Edmondson represents a John Doe in a federal court case in Florida brought by Strike 3. In that case, he has asserted a number of grounds to support his position, but a core argument focuses on VXN, the proprietary “tool” that Strike 3 employs to identify an alleged infringer and his or her IP address.
Edmondson’s expert witness alleges that VXN is unreliable and cannot pass the standards that the courts have established for determining whether the conclusions reached by such tools are sufficiently reliable to be admitted as evidence.
He alleges that VXN is a complete “black box” with no operating manual, no peer review, a significant false positive rate, and no third-party scientific evaluation of the technology. Moreover, he argues that Strike 3 as the owner of the technology has a conflict of interest in using it in cases where it has an economic interest.
“… (B)ecause of embarrassment, many Does will send back a nuisance-value check to the plaintiff. The cost to the plaintiff: a single filing fee, a bit of discovery, and stamps. The rewards: potentially hundreds of thousands of dollars. Rarely do these cases reach the merits.”
U.S. District Judge Otis Wright
The expert wrote in his report, “To maximize income, Plaintiff Strike 3 has a vested interest in maximizing the number of IP addresses VXN reports as infringing Strike 3’s movies. Maximizing the number of infringing IP addresses maximizes the number of allegedly accused users and hence opportunities for deriving income by litigating, harassing and settling.”
The expert concludes that Strike 3 “prioritizes maximizing the number of BitTorrent users suspected of infringement over ensuring that non-infringers are reliably distinguished from infringers.”
A spring fling of litigation
Because Edmondson’s theory goes to the heart of Strike 3’s business model, the case has turned into a battle royal. There are multiple lawyers and experts on each side of the case.
In an order dated Jan. 18, the trial judge denied both sides motions for summary judgment and cleared the way for a full-blown trial, though a trial date has not yet been set. Edmondson has asked for a jury hear the case.
Strike 3’s Florida counsel, Christian Waugh, in response to a request for comment, defended the company’s technology.
“There is not nor has there ever been, anywhere, evidence that Strike 3’s VXN technology is unreliable. Just the opposite. Literally every piece of evidence produced regarding it in my case, including multiple expert reports, have demonstrated that it is virtually perfectly reliable. Furthermore, there is no evidence of any false positives,” Waugh said.
Waugh says that he intends to introduce all the VXN data at trial and expects to prove that Doe committed infringement.
It is too early to know how the 15 cases filed in San Francisco on Valentine’s Day will turn out, but if they follow the general course of Strike 3’s earlier cases in the district, by summer most or all of the cases will have settled and Strike 3 will have pocketed settlements aggregating between $150,000 and $225,000.
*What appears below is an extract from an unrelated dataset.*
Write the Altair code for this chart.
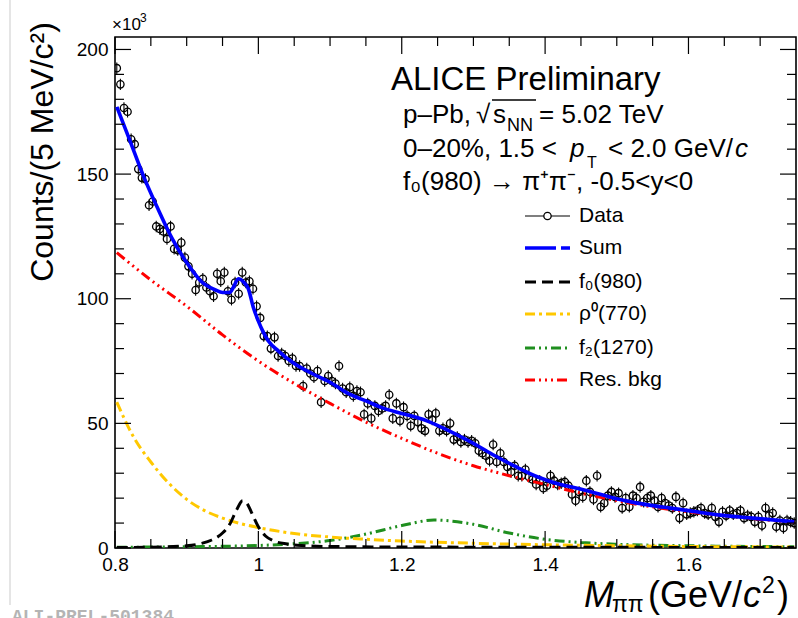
import altair as alt
import pandas as pd
import numpy as np

# ---------------- data (counts in units of 10^3) ----------------
X_MIN, X_MAX = 0.8, 1.75
Y_MAX = 205
BIN_START, BIN_WIDTH = 0.8025, 0.005

counts = [
    192.5, 186, 176.5, 175, 164, 162, 152, 148.5, 148, 137.5,
    139, 129, 128, 127, 124, 129, 120, 119.5, 122.5, 116.5,
    113, 110, 103.5, 106.5, 108, 104.5, 103, 101, 110, 107,
    110.5, 103, 99.6, 106.5, 102, 110.5, 106.5, 107, 104, 97,
    92.3, 85, 85, 80, 84.5, 77, 78, 77, 75, 76,
    73, 73, 65, 72, 70, 68.5, 71, 58.5, 67, 69,
    67, 66, 73, 64, 62.5, 64.5, 61, 63, 62.5, 53.6,
    58, 52, 57, 55, 56, 57, 61.5, 52, 58, 51,
    56.5, 53, 49, 53, 50.5, 48, 47, 53.6, 51.5, 54,
    47, 48, 47, 50, 43.5, 44.5, 42.5, 43.5, 42.5, 43,
    42, 39, 38, 37, 35, 41.5, 34.5, 38, 34.5, 32.5,
    30.5, 33, 29, 29, 31.5, 28.5, 27.5, 25.5, 27, 24,
    25, 29, 27, 25.5, 26, 26.5, 25, 21.5, 19, 22.5,
    20.5, 27, 22.5, 19.5, 29, 16.5, 18, 21, 22.5, 20.5,
    22, 16, 20, 16.5, 21, 20, 24.5, 18.5, 20, 21,
    19, 16.5, 20, 18, 17, 16, 20.5, 12, 18, 13.5,
    14, 14.5, 15, 16, 14, 13.5, 16, 12.5, 10.5, 14.5,
    13, 15, 13.5, 14, 15, 12, 13, 12.5, 10.5, 12.5,
    9, 16, 13, 14, 8.5, 11, 8, 11, 10.5, 10,
]
count_err = 2.3

sum_x = [0.8025, 0.82, 0.84, 0.86, 0.88, 0.90, 0.92, 0.94, 0.95, 0.96, 0.965, 0.972,
         0.98, 0.986, 0.993, 1.0, 1.007, 1.014, 1.028, 1.05, 1.075, 1.1, 1.125, 1.15,
         1.175, 1.2, 1.235, 1.255, 1.28, 1.3, 1.33, 1.36, 1.39, 1.415, 1.44, 1.465,
         1.49, 1.52, 1.55, 1.575, 1.6, 1.645, 1.69, 1.7475]
sum_y = [177, 164, 149, 136, 124, 114.5, 107, 103.5, 102.5, 102.5, 104.5, 108,
         106.5, 104, 96.5, 91, 86.5, 83, 79, 74, 70, 66.5, 62, 59,
         56, 54, 51, 48.5, 45, 42, 37, 32.5, 28.5, 26, 24.3, 22.5,
         20.5, 18.5, 17, 16, 15, 13.2, 12, 10.5]

bkg_x = [0.8025, 0.85, 0.9, 0.95, 1.0, 1.05, 1.1, 1.15, 1.2, 1.25, 1.3, 1.35, 1.4,
         1.45, 1.5, 1.55, 1.6, 1.65, 1.7, 1.7475]
bkg_y = [118.5, 107.5, 97, 85.5, 75, 66, 58, 50.5, 44, 38, 33, 29, 25.5,
         22, 19, 16.5, 14.5, 13, 11.5, 10.3]

rho_x = [0.8025, 0.825, 0.85, 0.875, 0.9, 0.925, 0.95, 0.975, 1.0, 1.05, 1.1, 1.15,
         1.2, 1.3, 1.4, 1.5, 1.6, 1.7475]
rho_y = [58.5, 45, 34.5, 26, 19.5, 15, 12, 9.8, 8.2, 5.8, 4.4, 3.5,
         2.8, 1.9, 1.3, 0.9, 0.6, 0.4]

f0_x = [0.8025, 0.85, 0.9, 0.92, 0.935, 0.95, 0.96, 0.97, 0.978, 0.985, 0.99, 1.0,
        1.01, 1.02, 1.04, 1.06, 1.1, 1.2, 1.4, 1.7475]
f0_y = [0.2, 0.3, 0.9, 1.8, 3.2, 6, 9.5, 15.5, 19, 17.5, 14.5, 8.5,
        4.8, 3.0, 1.6, 1.0, 0.6, 0.4, 0.3, 0.2]

f2_x = [0.8025, 0.9, 1.0, 1.05, 1.1, 1.15, 1.2, 1.245, 1.3, 1.35, 1.4, 1.45, 1.5,
        1.6, 1.7475]
f2_y = [0.3, 0.5, 1.0, 1.7, 3, 5.6, 9.0, 11.2, 9.5, 6, 3.5, 2.2, 1.5,
        0.9, 0.5]

x_major = [0.8, 1.0, 1.2, 1.4, 1.6]
x_minor = [0.85, 0.9, 0.95, 1.05, 1.1, 1.15, 1.25, 1.3, 1.35, 1.45, 1.5, 1.55, 1.65, 1.7]
y_major = [0, 50, 100, 150, 200]
y_minor = [10, 20, 30, 40, 60, 70, 80, 90, 110, 120, 130, 140, 160, 170, 180, 190]

legend_labels = ["Data", "Sum", "f\u2080(980)", "\u03c1\u2070(770)", "f\u2082(1270)", "Res. bkg"]

# ---------------- layout ----------------
W, H = 681, 511
L, T = 115, 37
FONT = "Liberation Sans"

xs = alt.Scale(domain=[X_MIN, X_MAX], nice=False, zero=False)
ys = alt.Scale(domain=[0, Y_MAX], nice=False, zero=False)
AX = alt.Axis(values=x_major, labelExpr="datum.value == 1 ? '1' : format(datum.value, '.1f')",
              ticks=False, domain=False, grid=False, title=None, labelFlush=False,
              labelOverlap=False,
              labelFont=FONT, labelFontSize=19, labelColor="black", labelPadding=7)
AY = alt.Axis(values=y_major, ticks=False, domain=False, grid=False, title=None,
              labelFlush=False, labelOverlap=False,
              labelFont=FONT, labelFontSize=19, labelColor="black", labelPadding=7)


def X(f):
    return alt.X(f, scale=xs, axis=AX)


def Y(f):
    return alt.Y(f, scale=ys, axis=AY)


centers = np.round(BIN_START + BIN_WIDTH * np.arange(len(counts)), 4)
df_data = pd.DataFrame({"x": centers, "y": counts})
df_data["lo"] = df_data["y"] - count_err
df_data["hi"] = df_data["y"] + count_err

layers = []

err_layer = alt.Chart(df_data).mark_rule(color="black", strokeWidth=1.1, clip=True).encode(
    x=X("x:Q"), y=Y("lo:Q"), y2="hi:Q")
pts_layer = alt.Chart(df_data).mark_point(shape="circle", filled=False, color="black",
                                          size=54, strokeWidth=1.3, opacity=1, clip=True).encode(
    x=X("x:Q"), y=Y("y:Q"))
layers += [err_layer, pts_layer]


def curve(xv, yv, color, dash, width=3):
    d = pd.DataFrame({"x": xv, "y": yv})
    kw = dict(color=color, strokeWidth=width, interpolate="monotone", clip=True)
    if dash:
        kw["strokeDash"] = dash
    return alt.Chart(d).mark_line(**kw).encode(x=X("x:Q"), y=Y("y:Q"))


RED, YEL, GRN, BLU = "#ff0000", "#ffc800", "#1f8f1f", "#0000ff"
D_F0 = [11, 6]
D_RHO = [10, 4, 3, 4]
D_F2 = [10, 4, 2, 4, 2, 4]
D_BKG = [10, 4, 2, 4, 2, 4, 2, 4]

layers += [
    curve(f2_x, f2_y, GRN, D_F2),
    curve(rho_x, rho_y, YEL, D_RHO),
    curve(f0_x, f0_y, "black", D_F0),
    curve(bkg_x, bkg_y, RED, D_BKG),
    curve(sum_x, sum_y, BLU, None, 3.6),
]


# inward ticks on all four sides
def xticks(vals, length):
    d = pd.DataFrame({"x": vals})
    bot = alt.Chart(d).mark_rule(color="black", strokeWidth=1.2).encode(
        x=X("x:Q"), y=alt.value(H), y2=alt.value(H - length))
    top = alt.Chart(d).mark_rule(color="black", strokeWidth=1.2).encode(
        x=X("x:Q"), y=alt.value(0), y2=alt.value(length))
    return [bot, top]


def yticks(vals, length):
    d = pd.DataFrame({"y": vals})
    lft = alt.Chart(d).mark_rule(color="black", strokeWidth=1.2).encode(
        y=Y("y:Q"), x=alt.value(0), x2=alt.value(length))
    rgt = alt.Chart(d).mark_rule(color="black", strokeWidth=1.2).encode(
        y=Y("y:Q"), x=alt.value(W), x2=alt.value(W - length))
    return [lft, rgt]


layers += xticks(x_major, 17) + xticks(x_minor, 9) + yticks(y_major, 16) + yticks(y_minor, 9)


def txt(s, px, py, size, italic=False, align="left", baseline="alphabetic",
        color="black", font=FONT, angle=0, weight="normal"):
    kw = dict(align=align, baseline=baseline, fontSize=size, font=font,
              fontStyle="italic" if italic else "normal", color=color, fontWeight=weight)
    if angle:
        kw["angle"] = angle
    return alt.Chart(pd.DataFrame({"t": [s]})).mark_text(**kw).encode(
        x=alt.value(px - L), y=alt.value(py - T), text="t:N")


def hline(x1, x2, y, color="black", width=1.5, dash=None):
    kw = dict(color=color, strokeWidth=width)
    if dash:
        kw["strokeDash"] = dash
    return alt.Chart(pd.DataFrame({"a": [0]})).mark_rule(**kw).encode(
        x=alt.value(x1 - L), x2=alt.value(x2 - L), y=alt.value(y - T), y2=alt.value(y - T))


# annotation block
layers += [
    txt("ALICE Preliminary", 391, 90, 33),
    txt("p\u2013Pb, ", 403, 123, 26),
    txt("\u221a", 476, 123, 26),
    hline(492, 536, 100, width=1.4),
    txt("s", 493, 123, 26),
    txt("NN", 507, 131, 18),
    txt("= 5.02 TeV", 539, 123, 26),
    txt("0\u201320%, 1.5 <", 403, 157, 26),
    txt("p", 570, 157, 26, italic=True),
    txt("T", 587, 168, 16),
    txt("< 2.0 GeV/", 608, 157, 26),
    txt("c", 735, 157, 26, italic=True),
    txt("f\u2080(980) \u2192 \u03c0\u207a\u03c0\u207b, -0.5<y<0", 403, 190, 26),
]

# legend
rows = [216, 248, 282, 314, 348, 380]
LX1, LX2, LTX = 525, 570, 579
layers += [
    hline(LX1, LX2, rows[0], "black", 1.2),
    alt.Chart(pd.DataFrame({"a": [0]})).mark_point(shape="circle", filled=True, fill="white",
                                                    stroke="black", size=54, strokeWidth=1.3, opacity=1).encode(
        x=alt.value((LX1 + LX2) / 2 - L), y=alt.value(rows[0] - T)),
    hline(LX1, LX2, rows[1], BLU, 3.6, [31, 5, 9, 5]),
    hline(LX1, LX2, rows[2], "black", 3, D_F0),
    hline(LX1, LX2, rows[3], YEL, 3, D_RHO),
    hline(LX1, LX2, rows[4], GRN, 3, D_F2),
    hline(LX1, LX2, rows[5], RED, 3, D_BKG),
]
for lab, ry in zip(legend_labels, rows):
    layers.append(txt(lab, LTX, ry, 21, baseline="middle"))

# axis titles and multiplier
layers += [
    txt("Counts/(5 MeV/c\u00b2)", 53, 152, 32, angle=270, align="center"),
    txt("\u00d710", 112, 30, 17),
    txt("3", 140, 22, 12),
    txt("M", 584, 607, 36, italic=True),
    txt("\u03c0\u03c0", 612, 612, 23),
    txt("(GeV/", 648, 607, 36),
    txt("c", 743, 607, 36, italic=True),
    txt("2", 762, 593, 23),
    txt(")", 777, 607, 36),
    txt("ALI-PREL-501384", 12, 622, 18, color="#b4b4b4", font="Liberation Mono", weight="bold"),
]

# light page edge on the left
layers.append(alt.Chart(pd.DataFrame({"a": [0]})).mark_rule(color="#dcdcdc", strokeWidth=1.5).encode(
    x=alt.value(10 - L), y=alt.value(0 - T), y2=alt.value(605 - T)))

chart = alt.layer(*layers).properties(
    width=W, height=H,
    autosize=alt.AutoSizeParams(type="none"),
    padding={"left": L, "top": T, "right": 798 - L - W, "bottom": 618 - T - H},
    background="white",
).configure_view(stroke="black", strokeWidth=1.6)

chart.save("out.html", embed_options={"renderer": "svg", "actions": False})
In the Malibu Media case, Judge Wright said that he was concerned that the federal courts should not be “cogs in a plaintiff’s copyright-enforcement business model,” but when defendants settle quickly without raising issues for a judge to consider, the cases run their course without much direct judicial involvement.
Edmondson’s case — should he be successful — might change the equation, but as long as the status quo continues, it is not unrealistic to expect that San Francisco will continue to be the national leader in these cases.